---------- GIVEN DATA ----------

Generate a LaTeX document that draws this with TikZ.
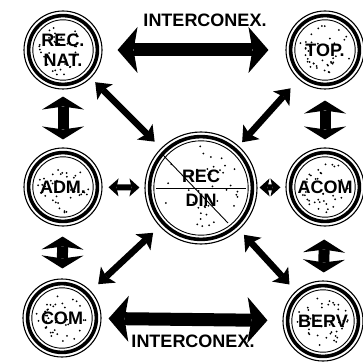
\documentclass[tikz,border=0pt]{standalone}
\usepackage{fontspec}
\setmainfont{Liberation Sans}
\usetikzlibrary{arrows.meta}
\newcommand\lblfont{\fontsize{18}{20}\selectfont\bfseries}
\begin{document}
\begin{tikzpicture}[x=1pt,y=-1pt,
  disc/.style={circle, draw, line width=1.1pt, minimum size=#1, inner sep=0pt,
    font=\lblfont, align=center,
    path picture={
      \draw[line width=3.6pt] (path picture bounding box.center) circle[radius=#1/2-4.6pt];
      \draw[line width=0.9pt] (path picture bounding box.center) circle[radius=#1/2-8.8pt];
      \foreach \k in {1,...,40}{\fill (path picture bounding box.center) ++({360*rnd}:{(#1/2-13pt)*sqrt(rnd)}) circle[radius=1pt];}
    }},
  bigtip/.tip={Stealth[width=46pt,length=20pt,inset=4pt,line width=0pt]},
  verttip/.tip={Stealth[width=42pt,length=13pt,inset=3pt,line width=0pt]},
  diagtip/.tip={Stealth[width=22pt,length=14pt,inset=3pt,line width=0pt]},
  smalltip/.tip={Stealth[width=18pt,length=10pt,inset=2pt,line width=0pt]},
  bigarr/.style={line width=13pt, bigtip-bigtip},
  vertarr/.style={line width=11pt, verttip-verttip},
  diagarr/.style={line width=6.5pt, diagtip-diagtip},
  smallarr/.style={line width=6pt, smalltip-smalltip},
  lbl/.style={font=\lblfont, inner sep=0pt}
]
\useasboundingbox (0,0) rectangle (362,363);
\pgfmathsetseed{4711}
\node[disc=78pt] (recnat) at (63,50) {REC.\\NAT.};
\node[disc=78pt] (top) at (325,50) {TOP.};
\node[disc=78pt] (adm) at (63,187) {ADM.};
\node[disc=78pt] (acom) at (325,187) {ACOM};
\node[disc=78pt] (com) at (62,318) {COM};
\node[disc=80pt] (berv) at (323,321) {BERV};
\node[disc=112pt] (recdin) at (201,188) {REC\\[4pt]DIN};
\draw[line width=0.9pt] ([shift={(-45,0)}]recdin.center) -- ([shift={(45,0)}]recdin.center);
\draw[line width=0.9pt] ([shift={(-38,-33)}]recdin.center) -- ([shift={(27,35)}]recdin.center);
% interconnection arrows
\draw[bigarr, shorten <=15pt, shorten >=17pt] (recnat) -- (top);
\draw[bigarr, shorten <=7pt, shorten >=15pt] (com) -- (berv);
\node[lbl] (ictop) at (205,20) {INTERCONEX.};
\node[lbl] (icbot) at (193,341) {INTERCONEX.};
% vertical
\draw[vertarr, shorten <=7pt, shorten >=8pt] (recnat) -- (adm);
\draw[vertarr, shorten <=10pt, shorten >=10pt] (adm) -- (com);
\draw[vertarr, shorten <=11pt, shorten >=8pt] (top) -- (acom);
\draw[vertarr, shorten <=13pt, shorten >=8pt] (acom) -- (berv);
% diagonal
\draw[diagarr, shorten <=6pt, shorten >=9pt] (recnat) -- (recdin);
\draw[diagarr, shorten <=12pt, shorten >=5pt] (top) -- (recdin);
\draw[diagarr, shorten <=10pt, shorten >=9pt] (com) -- (recdin);
\draw[diagarr, shorten <=9pt, shorten >=7pt] (berv) -- (recdin);
% horizontal short
\draw[smallarr, shorten <=6pt, shorten >=5pt] (adm) -- (recdin);
\draw[smallarr, shorten <=5pt, shorten >=2pt] (acom) -- (recdin);
\end{tikzpicture}
\end{document}
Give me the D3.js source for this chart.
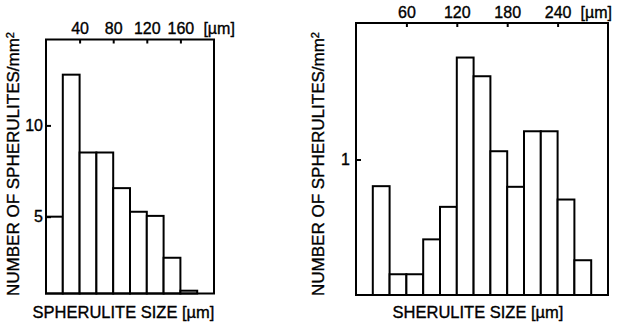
<!DOCTYPE html>
<html>
<head>
<meta charset="utf-8">
<script src="https://cdn.jsdelivr.net/npm/d3@7"></script>
<style>
    body { margin: 0; background: #fff; }
    svg { display: block; }
    text { font-family: "Liberation Sans", Arial, sans-serif; fill: #000; stroke: #000; stroke-width: 0.35px; }
</style>
</head>
<body>
<div id="chart"></div>
<script>
// left histogram: bin start (um) and number of spherulites per mm2
var leftBins = [0, 20, 40, 60, 80, 100, 120, 140, 160];
var leftCounts = [5.0, 14.7, 8.14, 8.14, 6.21, 5.19, 5.03, 3.66, 2.85];
var leftTopTicks = [40, 80, 120, 160];
var leftYTicks = [5, 10];

// right histogram
var rightBins = [20, 40, 60, 80, 100, 120, 140, 160, 180, 200, 220, 240, 260];
var rightCounts = [0.816, 0.417, 0.417, 0.544, 0.697, 2.175, 1.886, 1.065, 0.812, 1.24, 1.24, 0.737, 0.464];
var rightTopTicks = [60, 120, 180, 240];
var rightYTicks = [1];

var binWidth = 20;

function init() {
    var w = 620;
    var h = 327;

    var svg = d3.select("#chart")
        .append("svg")
        .attr("width", w)
        .attr("height", h);

    drawPanel(svg, {
        bins: leftBins, counts: leftCounts,
        topTicks: leftTopTicks, yTicks: leftYTicks,
        xDomain: [0, 200], yDomain: [2.79, 19.2],
        left: 46, right: 214, top: 39.5, bottom: 293.5,
        topPad: 5.5, yPad: 3,
        xLabel: "SPHERULITE SIZE [\u00b5m]", xLabelX: 123.5,
        yLabelX: 19, yLabelY: 164
    });

    drawPanel(svg, {
        bins: rightBins, counts: rightCounts,
        topTicks: rightTopTicks, yTicks: rightYTicks,
        xDomain: [0, 300], yDomain: [0.356, 2.83],
        left: 356, right: 608, top: 23, bottom: 295,
        topPad: 5, yPad: 6,
        xLabel: "SHERULITE SIZE [\u00b5m]", xLabelX: 478,
        yLabelX: 324, yLabelY: 164
    });

    function drawPanel(svg, p) {
        var xScale = d3.scaleLinear()
            .domain(p.xDomain)
            .range([p.left, p.right]);

        var yScale = d3.scaleLog()
            .domain(p.yDomain)
            .range([p.bottom, p.top]);

        var g = svg.append("g");

        // bars
        g.selectAll("rect.bar")
            .data(p.counts)
            .enter()
            .append("rect")
            .attr("class", "bar")
            .attr("x", function (d, i) { return xScale(p.bins[i]); })
            .attr("y", function (d) { return yScale(d); })
            .attr("width", function (d, i) { return xScale(p.bins[i] + binWidth) - xScale(p.bins[i]); })
            .attr("height", function (d) { return p.bottom - yScale(d); })
            .attr("fill", "#fff")
            .attr("stroke", "#000")
            .attr("stroke-width", 2);

        // frame
        g.append("rect")
            .attr("x", p.left)
            .attr("y", p.top)
            .attr("width", p.right - p.left)
            .attr("height", p.bottom - p.top)
            .attr("fill", "none")
            .attr("stroke", "#000")
            .attr("stroke-width", 2);

        var topAxis = d3.axisTop(xScale)
            .tickValues(p.topTicks)
            .tickSize(-4)
            .tickPadding(p.topPad)
            .tickFormat(d3.format("d"));

        var ta = g.append("g")
            .attr("transform", "translate(0," + p.top + ")")
            .call(topAxis);
        ta.select(".domain").remove();
        ta.selectAll("line").attr("stroke-width", 2);
        ta.selectAll("text")
            .style("font-family", "'Liberation Sans', Arial, sans-serif")
            .style("font-size", "16px");

        // unit after the last top tick
        var last = p.topTicks[p.topTicks.length - 1];
        g.append("text")
            .attr("x", xScale(last) + 23)
            .attr("y", p.top - p.topPad)
            .style("font-size", "16px")
            .text("[\u00b5m]");

        var leftAxis = d3.axisLeft(yScale)
            .tickValues(p.yTicks)
            .tickSize(-5)
            .tickPadding(p.yPad)
            .tickFormat(d3.format("d"));

        var la = g.append("g")
            .attr("transform", "translate(" + p.left + ",0)")
            .call(leftAxis);
        la.select(".domain").remove();
        la.selectAll("line").attr("stroke-width", 2);
        la.selectAll("text")
            .style("font-family", "'Liberation Sans', Arial, sans-serif")
            .style("font-size", "16px");

        // axis titles
        g.append("text")
            .attr("x", p.xLabelX)
            .attr("y", 318)
            .attr("text-anchor", "middle")
            .style("font-size", "16.5px")
            .text(p.xLabel);

        var yl = g.append("text")
            .attr("transform", "translate(" + p.yLabelX + "," + p.yLabelY + ") rotate(-90)")
            .attr("text-anchor", "middle")
            .style("font-size", "17px");
        yl.append("tspan").text("NUMBER OF SPHERULITES/mm");
        yl.append("tspan")
            .attr("dy", "-0.45em")
            .style("font-size", "11px")
            .text("2");
    }
}

window.onload = init;
</script>
</body>
</html>
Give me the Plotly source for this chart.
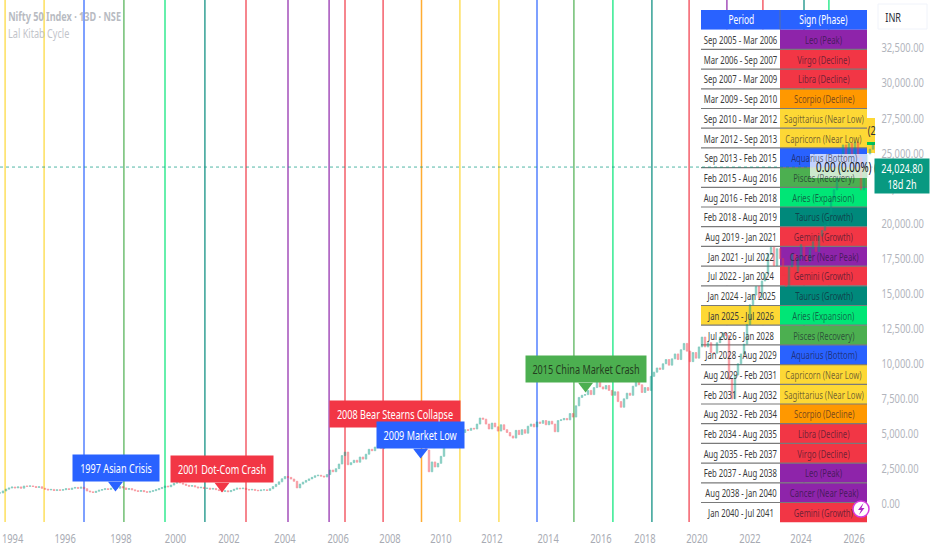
import plotly.graph_objects as go

# one bar every 3 px, like the bar-numbered time scale of the original chart
closes = [
    790, 930, 1060, 1140, 1210, 1150, 1220, 1130, 1280, 1260,
    1290, 1250, 1180, 1230, 1120, 1060, 1000, 1040, 960, 1010,
    980, 1020, 1090, 1040, 1130, 1180, 1120, 1200, 1090, 930,
    870, 820, 910, 980, 1030, 1090, 1040, 1120, 1180, 1120,
    1240, 1150, 1040, 1100, 1010, 950, 900, 960, 880, 840,
    900, 950, 1020, 1100, 1180, 1280, 1230, 1350, 1480, 1640,
    1500, 1420, 1330, 1270, 1310, 1220, 1150, 1190, 1110, 1130,
    1060, 1110, 1020, 960, 900, 940, 880, 960, 1050, 1130,
    1090, 1130, 1040, 1000, 1040, 980, 950, 1000, 1010, 970,
    1090, 1240, 1400, 1580, 1800, 1960, 1900, 1780, 1620, 1150,
    1420, 1560, 1680, 1790, 1900, 2010, 2050, 1990, 1930, 2100,
    2420, 2300, 2520, 2850, 3450, 3700, 2800, 2950, 3120, 2980,
    3350, 3200, 3550, 3900, 3800, 4060, 4200, 3950, 4350, 4150,
    4560, 4400, 4700, 5100, 5600, 5990, 6150, 5600, 5000, 4700,
    4500, 4100, 3850, 2300, 3000, 2640, 2900, 3400, 4200, 4600,
    4800, 5000, 4900, 5200, 5100, 5300, 5250, 5400, 5350, 5700,
    6130, 6050, 5700, 5350, 5770, 5500, 5200, 5650, 5300, 5100,
    4850, 4700, 5250, 4950, 5300, 5050, 5550, 5700, 5500, 5850,
    5750, 5950, 5650, 5900, 5700, 5150, 5950, 6000, 6100, 6000,
    6450, 6200, 7000, 7600, 7750, 7800, 8100, 7800, 8300, 8700,
    8350, 8200, 8450, 8100, 7750, 8000, 7300, 6900, 7500, 7900,
    7750, 8400, 8700, 8500, 7950, 8300, 8100, 9100, 9400, 9700,
    9600, 10000, 10300, 9900, 10350, 10700, 10300, 11000, 11450, 10900,
    10150, 10800, 10400, 11200, 11900, 11200, 11500, 10800, 10750, 11500,
    11900, 12200, 12000, 8900, 7500, 9200, 10000, 10700, 11400, 12800,
    14200, 14900, 15500, 14700, 15900, 16400, 17800, 18300, 17000, 18200,
    17500, 16300, 15500, 16900, 17800, 16600, 17500, 18500, 17700, 17300,
    18200, 18700, 18000, 19100, 19500, 19900, 20700, 21700, 22400, 23200,
    24800, 25600, 24300, 25700, 24900, 25800, 24700, 22400, 23300, 24900,
    25300, 25700, 24800, 25400, 25950, 24900, 23300, 24400, 24024.8,
]

tick_bars = [4.2, 21.7, 40.3, 58.5, 76.3, 95, 112.7, 130, 147, 164, 182.7, 200.3, 215, 232.3, 250, 267, 284.7]
tick_years = ["1994", "1996", "1998", "2000", "2002", "2004", "2006", "2008", "2010",
              "2012", "2014", "2016", "2018", "2020", "2022", "2024", "2026"]
price_ticks = list(range(0, 35000, 2500))

cycle_bars = [1.7, 14.7, 28, 41.3, 55, 68.3, 82, 96, 109.7, 115, 127.7, 140.5, 153.3,
              166.3, 179, 191.3, 204.3, 217.3, 229.7, 242.3, 254.3, 268, 276.3]
cycle_signs = ["gold", "gold", "blue", "green", "lime", "teal", "red", "purple", "purple",
               "red", "red", "orange", "gold", "gold", "blue", "green", "lime", "teal",
               "red", "purple", "red", "teal", "lime"]

periods = ["Sep 2005 - Mar 2006", "Mar 2006 - Sep 2007", "Sep 2007 - Mar 2009", "Mar 2009 - Sep 2010",
           "Sep 2010 - Mar 2012", "Mar 2012 - Sep 2013", "Sep 2013 - Feb 2015", "Feb 2015 - Aug 2016",
           "Aug 2016 - Feb 2018", "Feb 2018 - Aug 2019", "Aug 2019 - Jan 2021", "Jan 2021 - Jul 2022",
           "Jul 2022 - Jan 2024", "Jan 2024 - Jan 2025", "Jan 2025 - Jul 2026", "Jul 2026 - Jan 2028",
           "Jan 2028 - Aug 2029", "Aug 2029 - Feb 2031", "Feb 2031 - Aug 2032", "Aug 2032 - Feb 2034",
           "Feb 2034 - Aug 2035", "Aug 2035 - Feb 2037", "Feb 2037 - Aug 2038", "Aug 2038 - Jan 2040",
           "Jan 2040 - Jul 2041"]
signs = ["Leo (Peak)", "Virgo (Decline)", "Libra (Decline)", "Scorpio (Decline)",
         "Sagittarius (Near Low)", "Capricorn (Near Low)", "Aquarius (Bottom)", "Pisces (Recovery)",
         "Aries (Expansion)", "Taurus (Growth)", "Gemini (Growth)", "Cancer (Near Peak)",
         "Gemini (Growth)", "Taurus (Growth)", "Aries (Expansion)", "Pisces (Recovery)",
         "Aquarius (Bottom)", "Capricorn (Near Low)", "Sagittarius (Near Low)", "Scorpio (Decline)",
         "Libra (Decline)", "Virgo (Decline)", "Leo (Peak)", "Cancer (Near Peak)", "Gemini (Growth)"]
sign_colors = ["purple", "red", "red", "orange", "gold", "gold", "blue", "green", "lime", "teal",
               "red", "purple", "red", "teal", "lime", "green", "blue", "gold", "gold", "orange",
               "red", "red", "purple", "purple", "red"]
current_row = 14

event_names = ["1997 Asian Crisis", "2001 Dot-Com Crash", "2008 Bear Stearns Collapse",
               "2009 Market Low", "2015 China Market Crash"]
event_bars = [38.5, 74, 131.7, 140.2, 195.2]
event_prices = [1355, 1283, 5205, 3707, 8413]
event_colors = ["blue", "red", "red", "blue", "green"]
event_widths = [84, 100, 128, 85, 118]
event_text = ["white", "white", "white", "white", "#24401f"]

palette = dict(gold="#fdd835", blue="#2962ff", green="#4caf50", lime="#00e676", teal="#00897b",
               red="#f23645", purple="#8e24aa", orange="#ff9800")

FONT = "Noto Sans, sans-serif"
PLOT_W = 875
PLOT_H = 522


def px(x):
    return x / PLOT_W


def py(y):
    return 1 - y / PLOT_H


opens = [closes[0]] + closes[:-1]
bars = list(range(len(closes)))

fig = go.Figure()
fig.add_trace(go.Candlestick(
    x=bars, open=opens, close=closes,
    high=[max(a, b) for a, b in zip(opens, closes)],
    low=[min(a, b) for a, b in zip(opens, closes)],
    increasing=dict(line=dict(color="#089981", width=0.8), fillcolor="#089981"),
    decreasing=dict(line=dict(color="#f23645", width=0.8), fillcolor="#f23645"),
    whiskerwidth=0, opacity=0.5, showlegend=False, hoverinfo="skip",
))
fig.add_trace(go.Scatter(
    x=event_bars, y=event_prices, mode="markers", showlegend=False, hoverinfo="skip",
    marker=dict(symbol="triangle-down", size=13, color=[palette[c] for c in event_colors]),
))

shapes = []
for bar, sign in zip(cycle_bars, cycle_signs):
    shapes.append(dict(type="line", xref="x", yref="paper", x0=bar, x1=bar, y0=0, y1=1, layer="below",
                       line=dict(color=palette[sign], width=1.5), opacity=0.8))

# labels sticking out from behind the table
shapes.append(dict(type="rect", xref="paper", yref="paper", x0=px(860), x1=px(875), y0=py(153), y1=py(118),
                   fillcolor="#fdd835", line_width=0, layer="below"))
shapes.append(dict(type="rect", xref="paper", yref="paper", x0=px(860), x1=px(875), y0=py(145), y1=py(142),
                   fillcolor="#00c853", line_width=0, layer="below"))

# table sits under the candles
COL0, COL1, COL2 = 701, 780, 867
TOP = 10
ROW_H = 19.7
shapes.append(dict(type="rect", xref="paper", yref="paper", x0=px(COL0), x1=px(COL2), y0=py(TOP + ROW_H), y1=py(TOP),
                   fillcolor="#2962ff", line=dict(color="#2962ff", width=0), layer="below"))
shapes.append(dict(type="line", xref="paper", yref="paper", x0=px(COL1), x1=px(COL1), y0=py(TOP + ROW_H), y1=py(TOP),
                   line=dict(color="#5a6f9f", width=1), layer="below"))
for i, (period, color) in enumerate(zip(periods, sign_colors)):
    y0 = TOP + ROW_H * (i + 1)
    y1 = y0 + ROW_H
    left_fill = palette["gold"] if i == current_row else "white"
    shapes.append(dict(type="rect", xref="paper", yref="paper", x0=px(COL0), x1=px(COL1), y0=py(y1), y1=py(y0),
                       fillcolor=left_fill, line_width=0, layer="below"))
    shapes.append(dict(type="rect", xref="paper", yref="paper", x0=px(COL1), x1=px(COL2), y0=py(y1), y1=py(y0),
                       fillcolor=palette[color], line_width=0, layer="below"))
    if i > 0:
        shapes.append(dict(type="line", xref="paper", yref="paper", x0=px(COL0), x1=px(COL2), y0=py(y0), y1=py(y0),
                           line=dict(color="#7a7a7a", width=1.2), layer="below"))

# current price dotted line
shapes.append(dict(type="line", xref="paper", yref="y", x0=0, x1=1, y0=closes[-1], y1=closes[-1],
                   line=dict(color="#089981", width=1, dash="dot"), opacity=0.7, layer="below"))
# white value label over the candles, currency box on the scale
shapes.append(dict(type="rect", xref="paper", yref="paper", x0=px(810), x1=px(875), y0=py(178), y1=py(154),
                   fillcolor="rgba(255,255,255,0.72)", line_width=0))
shapes.append(dict(type="rect", xref="paper", yref="paper", x0=px(878), x1=px(927), y0=py(29), y1=py(4),
                   fillcolor="rgba(0,0,0,0)", line=dict(color="#f0f3fa", width=1)))
# lightning badge
shapes.append(dict(type="circle", xref="paper", yref="paper", x0=px(853), x1=px(869), y0=py(517), y1=py(501),
                   fillcolor="white", line=dict(color="#d63be0", width=1.5)))
bolt = [(863.5, 503), (858, 510), (861, 510), (859, 515), (864.5, 508), (861.5, 508)]
shapes.append(dict(type="path", xref="paper", yref="paper", fillcolor="#b028c8", line_width=0,
                   path="M" + " L".join(f"{px(a):.5f},{py(b):.5f}" for a, b in bolt) + " Z"))

annotations = []


def note(x, y, text, size=11, color="#333", **kw):
    annotations.append(dict(xref="paper", yref="paper", x=px(x), y=py(y), text=text, showarrow=False,
                            xanchor="center", yanchor="middle",
                            font=dict(family=FONT, size=size, color=color), **kw))


note(741, TOP + ROW_H / 2, "Period", color="white", size=12)
note(823, TOP + ROW_H / 2, "Sign (Phase)", color="white", size=12)
for i, (period, sign) in enumerate(zip(periods, signs)):
    y = TOP + ROW_H * (i + 1.5)
    note(740.5, y, period, color="#3a3a3a")
    note(823.5, y, sign, color="rgba(25,20,45,0.62)")

note(64, 16, "<b>Nifty 50 Index · 13D · NSE</b>", size=13, color="#b8bbc2")
note(38, 33, "Lal Kitab Cycle", size=13, color="#c2c4ca")
note(892.5, 17, "INR", size=13, color="#2a2e39")
note(871, 130, "(2", size=13, color="#333")
note(846, 166, "0.00 (0.00%) (", size=14, color="#111")
note(902, 176, "24,024.80<br>18d 2h", size=13, color="white", bgcolor="#089981", width=52, height=32)

# event flags, later ones on top
for name, bar, price, color, width, text_color in zip(event_names, event_bars, event_prices,
                                                      event_colors, event_widths, event_text):
    annotations.append(dict(x=bar, y=price, xref="x", yref="y", text=name, showarrow=False,
                            yshift=17, yanchor="middle", xanchor="center", bgcolor=palette[color],
                            width=width, height=24,
                            font=dict(family=FONT, size=13, color=text_color)))

fig.update_layout(
    width=932, height=550, margin=dict(l=0, r=57, t=0, b=28, autoexpand=False),
    paper_bgcolor="white", plot_bgcolor="white", shapes=shapes, annotations=annotations,
    font=dict(family=FONT, size=12, color="#a8abb3"),
    xaxis=dict(range=[0, PLOT_W / 3], tickvals=tick_bars, ticktext=tick_years, showgrid=False, zeroline=False,
               rangeslider=dict(visible=False), ticks="outside", ticklen=6, tickcolor="white", showline=False,
               ticklabeloverflow="allow", tickfont=dict(family=FONT, size=12, color="#a8abb3")),
    yaxis=dict(range=[-1283, 35935], side="right", tickvals=price_ticks, tickformat=",.2f", showgrid=False,
               zeroline=False, ticks="outside", ticklen=3, tickcolor="white", showline=False,
               tickfont=dict(family=FONT, size=12, color="#b2b5bd")),
)

# the original's type is narrow; none of the installed fonts is, so squeeze the glyphs
squeeze = """
document.body.style.margin = '0';
document.querySelectorAll('.main-svg text').forEach(function (t) {
    var k = t.closest('.annotation') ? 0.7 : 0.78;
    var lines = t.querySelectorAll('tspan.line');
    (lines.length ? lines : [t]).forEach(function (el) {
        el.setAttribute('textLength', el.getComputedTextLength() * k);
        el.setAttribute('lengthAdjust', 'spacingAndGlyphs');
    });
});
"""
fig.write_html("out.html", config=dict(displayModeBar=False), post_script=squeeze)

----------

WORK REQUIRED => Pull out all lines containing the word "chart" from the entries above.

ANSWER IN FULL =>
Give me the D3.js source for this chart.
<div id="chart"></div>
    var svg = d3.select("#chart")
Give me the Plotly source for this chart.
# one bar every 3 px, like the bar-numbered time scale of the original chart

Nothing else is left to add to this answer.